Frequently Asked Questions About Cal Raleigh
How many home runs did Cal Raleigh hit in 2025?
Cal Raleigh hit 60 home runs in the 2025 season, setting a new record for the most home runs ever hit by a catcher in a single MLB season. He also led the American League in RBI with 125 and posted a .948 OPS.
Is Cal Raleigh a switch hitter?
Yes, Cal Raleigh is a switch hitter who bats from both sides of the plate and throws right-handed. His ability to generate elite power from both the left and right side makes him extremely difficult to pitch against, as opposing managers cannot gain a platoon advantage by bringing in a specialist reliever.

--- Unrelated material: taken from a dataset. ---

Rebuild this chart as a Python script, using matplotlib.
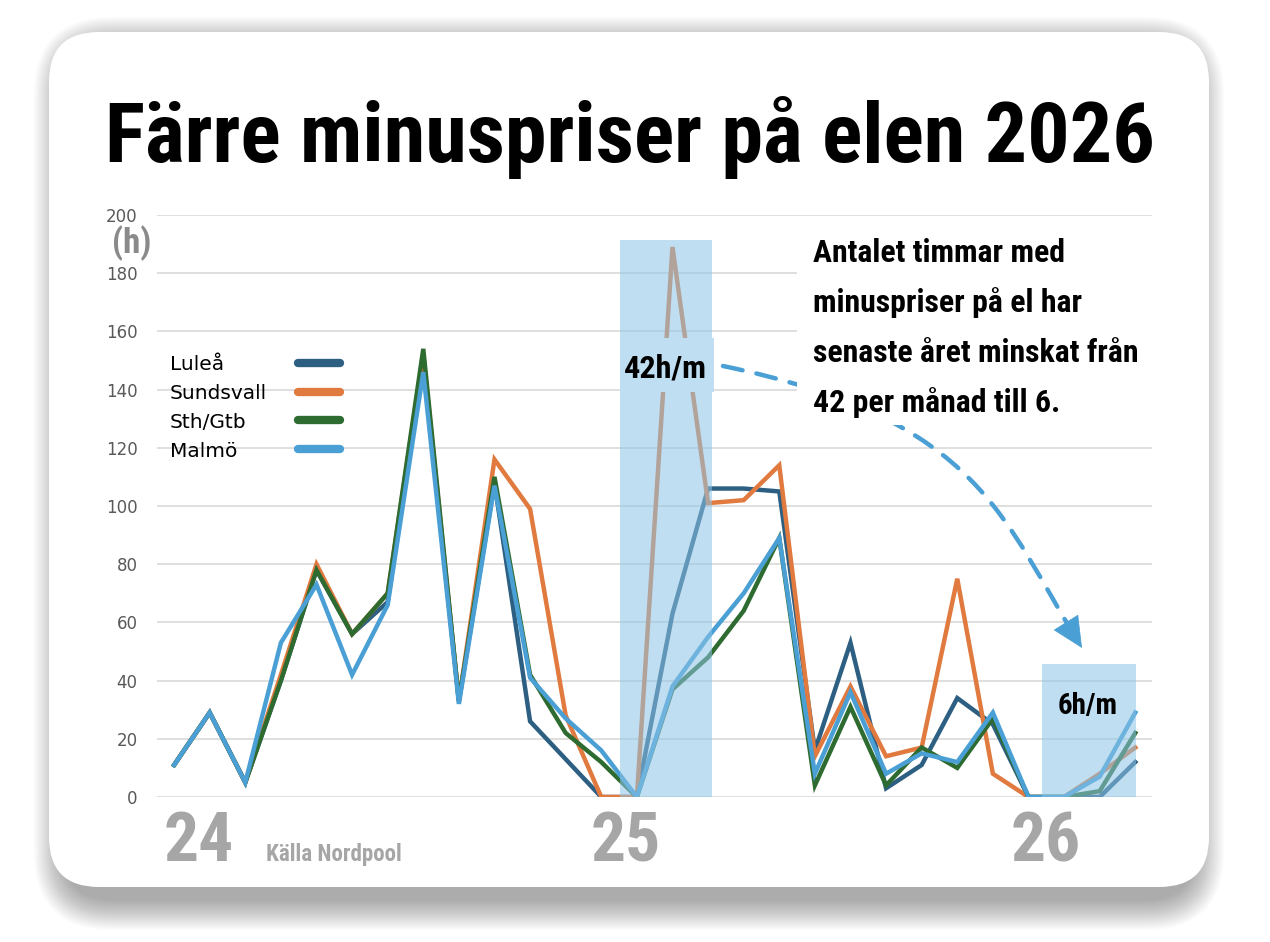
import matplotlib
matplotlib.use('Agg')
import matplotlib.pyplot as plt
from matplotlib import font_manager as fm
from matplotlib.patches import FancyBboxPatch, Rectangle, FancyArrowPatch
from matplotlib.path import Path

# hours with negative price per month
series = ['Luleå', 'Sundsvall', 'Sth/Gtb', 'Malmö']
lulea = [11, 29, 5, 40, 78, 56, 67, 150, 33, 108, 26, 13, 0, 0,
         63, 106, 106, 105, 16, 53, 3, 11, 34, 25, 0, 0, 0, 12]
sundsvall = [11, 29, 5, 42, 80, 56, 70, 152, 33, 116, 99, 28, 0, 0,
             189, 101, 102, 114, 14, 38, 14, 17, 75, 8, 0, 0, 8, 17]
sthgtb = [11, 29, 5, 40, 78, 56, 70, 154, 33, 110, 42, 22, 12, 0,
          37, 48, 64, 89, 4, 31, 4, 17, 10, 27, 0, 0, 2, 22]
malmo = [11, 29, 5, 53, 73, 42, 66, 146, 32, 107, 41, 27, 16, 0,
         38, 55, 70, 89, 8, 36, 8, 15, 12, 29, 0, 0, 7, 29]
colors = ['#2D5F82', '#E07A3F', '#2E6B30', '#4A9FD5']

years = ['24', '25', '26']
year_pos = [0.7, 12.7, 24.5]

# highlighted periods
box_x0 = [12.53, 24.38]
box_x1 = [15.11, 27.02]
box_top = [191.4, 45.7]
box_labels = ['42h/m', '6h/m']

title = 'Färre minuspriser på elen 2026'
note = ['Antalet timmar med', 'minuspriser på el har',
        'senaste året minskat från', '42 per månad till 6.']

W, H = 1270, 942
names = {f.name for f in fm.fontManager.ttflist}
COND = 'DejaVu Sans'
for cand in ['Roboto Condensed', 'Liberation Sans Narrow', 'Open Sans Condensed']:
    if cand in names:
        COND = cand
        break
cond = dict(family=COND, fontweight='bold', fontstretch='condensed')
BOXC = '#8CC4E6'
BOXMIX = '#C0DEF1'   # box colour as it looks on white

fig = plt.figure(figsize=(W / 100, H / 100), dpi=100)
fig.patch.set_facecolor('white')

# background layer in pixel coords: shadow + card
bg = fig.add_axes([0, 0, 1, 1], zorder=0)
bg.set_xlim(0, W)
bg.set_ylim(H, 0)
bg.axis('off')
cx0, cy0, cx1, cy1 = 49, 32, 1209, 887
for k in range(18):
    g = 1.7 * k
    bg.add_patch(FancyBboxPatch((cx0 + 14 - g, cy0 + 14 - g), cx1 - cx0 - 28 + 2 * g,
                                cy1 - cy0 + 2 * g,
                                boxstyle='round,pad=0,rounding_size=%d' % (50 + g),
                                fc='black', ec='none', alpha=0.018))
bg.add_patch(FancyBboxPatch((cx0, cy0), cx1 - cx0, cy1 - cy0,
                            boxstyle='round,pad=0,rounding_size=50',
                            fc='white', ec='none'))

# chart
ax = fig.add_axes([157 / W, 1 - 797 / H, 995 / W, 582 / H], zorder=2)
ax.patch.set_alpha(0)
x = list(range(len(malmo)))
for name, vals, c in zip(series, [lulea, sundsvall, sthgtb, malmo], colors):
    ax.plot(x, vals, color=c, lw=3.2, solid_joinstyle='miter', zorder=3)

for x0, x1, top_ in zip(box_x0, box_x1, box_top):
    ax.add_patch(Rectangle((x0, 0), x1 - x0, top_, fc=BOXC, ec='none',
                           alpha=0.55, zorder=4))

ax.set_xlim(-0.48, 27.47)
ax.set_ylim(0, 200)
ax.set_yticks(range(0, 201, 20))
ax.set_xticks([])
ax.grid(axis='y', color='#D9D9D9', lw=1.2)
ax.set_axisbelow(True)
for s in ax.spines.values():
    s.set_visible(False)
ax.tick_params(axis='y', length=0, pad=14, labelsize=12, labelcolor='#595959')

r = fig.canvas.get_renderer()


def fit(t, width):
    w = t.get_window_extent(r).width
    t.set_fontsize(t.get_fontsize() * width / w)


# opaque label plate inside the first highlight
ax.add_patch(Rectangle((box_x0[0], 139.2), 15.17 - box_x0[0], 18.5, fc=BOXMIX,
                       ec='none', zorder=5))
t42 = ax.text(13.81, 144.3, box_labels[0], ha='center', va='baseline', fontsize=20,
              color='black', zorder=6, **cond)
fit(t42, 83)
t6 = ax.text(25.67, 28.6, box_labels[1], ha='center', va='baseline', fontsize=20,
             color='black', zorder=6, **cond)
fit(t6, 60)

# overlay in pixel coords: legend, arrow, note, labels
top = fig.add_axes([0, 0, 1, 1], zorder=5)
top.set_xlim(0, W)
top.set_ylim(H, 0)
top.axis('off')
top.patch.set_alpha(0)

for i, (name, c) in enumerate(zip(series, colors)):
    yc = 363 + 28.7 * i
    top.text(170, yc + 7.5, name, ha='left', va='baseline', fontsize=14.5,
             color='black')
    top.plot([298, 340], [yc, yc], color=c, lw=6, solid_capstyle='round')

arc = Path([(723, 366), (983, 420), (1002, 520), (1082, 648)],
           [Path.MOVETO, Path.CURVE4, Path.CURVE4, Path.CURVE4])
top.add_patch(FancyArrowPatch(path=arc, arrowstyle='-', color='#4A9FD5', lw=3.2,
                              linestyle=(0, (4.5, 3.2)), zorder=1))
top.add_patch(FancyArrowPatch((1071, 630.5), (1082, 648),
                              arrowstyle='-|>,head_length=1.05,head_width=0.5',
                              mutation_scale=20, color='#4A9FD5', lw=0.5,
                              shrinkA=0, shrinkB=0, zorder=1))
top.add_patch(Rectangle((797, 222), 370, 203, fc='white', ec='none', zorder=2))

note_t = []
for i, line in enumerate(note):
    note_t.append(top.text(813, 262 + 50 * i, line, ha='left', va='baseline',
                           fontsize=20, color='black', zorder=3, **cond))
scale = 324 / note_t[2].get_window_extent(r).width
for t in note_t:
    t.set_fontsize(20 * scale)

tt = top.text(630, 162, title, ha='center', va='baseline', fontsize=50,
              color='black', **cond)
fit(tt, 1050)

top.text(112, 253, '(h)', ha='left', va='baseline', fontsize=25,
         color='#8A8A8A', **cond)

for lab, xp in zip(years, year_pos):
    px = 174 + 35.6 * xp
    top.text(px, 861, lab, ha='center', va='baseline', fontsize=50,
             color='#A6A6A6', **cond)
tk = top.text(266, 861, 'Källa Nordpool', ha='left', va='baseline', fontsize=14,
              color='#A6A6A6', **cond)
fit(tk, 136)

fig.savefig('out.png', dpi=100, facecolor='white')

What is Cal Raleigh’s career batting average?
Through the 2025 season, Cal Raleigh’s career batting average is .225. While this is below the league average, his value comes primarily from his elite power, with 153 career home runs, and his overall OPS of .795, which is well above average for a catcher.
Where did Cal Raleigh go to college?
Cal Raleigh attended Florida State University, where he played college baseball before being drafted by the Seattle Mariners in the third round (99th overall pick) of the 2018 MLB Draft.

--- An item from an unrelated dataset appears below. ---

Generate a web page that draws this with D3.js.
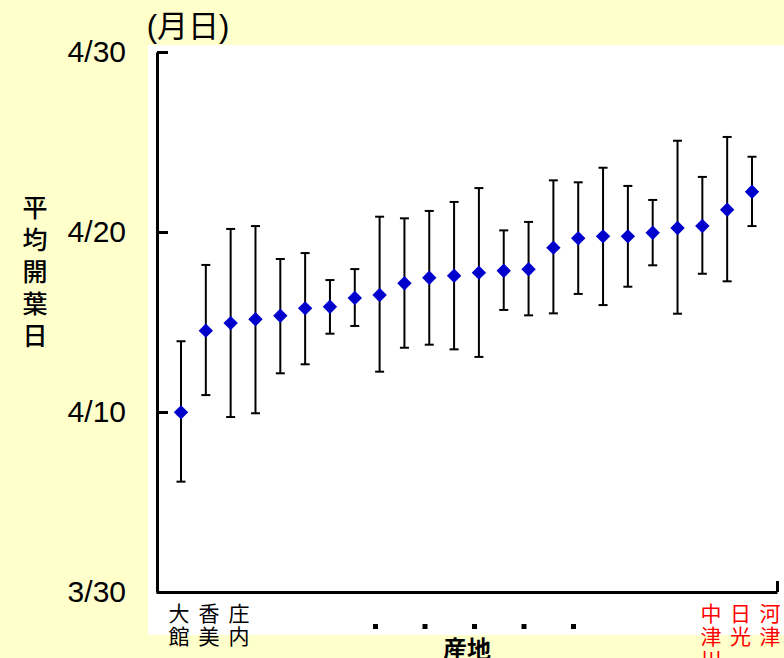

How does Cal Raleigh compare to Mike Piazza?
While Mike Piazza holds the edge in career batting average (.308 vs .225) and career OPS (.922 vs .795), Raleigh’s single-season power peak of 60 home runs far exceeds Piazza’s best of 40. Raleigh is also a switch hitter and a better defensive catcher than Piazza was. If Raleigh can sustain his production over the next several years, the all-time comparison will become much closer.
What records does Cal Raleigh hold?
Cal Raleigh holds the MLB record for most home runs by a catcher in a single season (60, set in 2025) and the record for most home runs by a switch hitter in a single season. He also holds multiple Seattle Mariners franchise records for single-season power numbers.
How old is Cal Raleigh?
Cal Raleigh was born on April 26, 1996, making him 29 years old during the 2025 season. He enters the 2026 season at age 29, turning 30 in late April, which means he is still in the prime years of his career.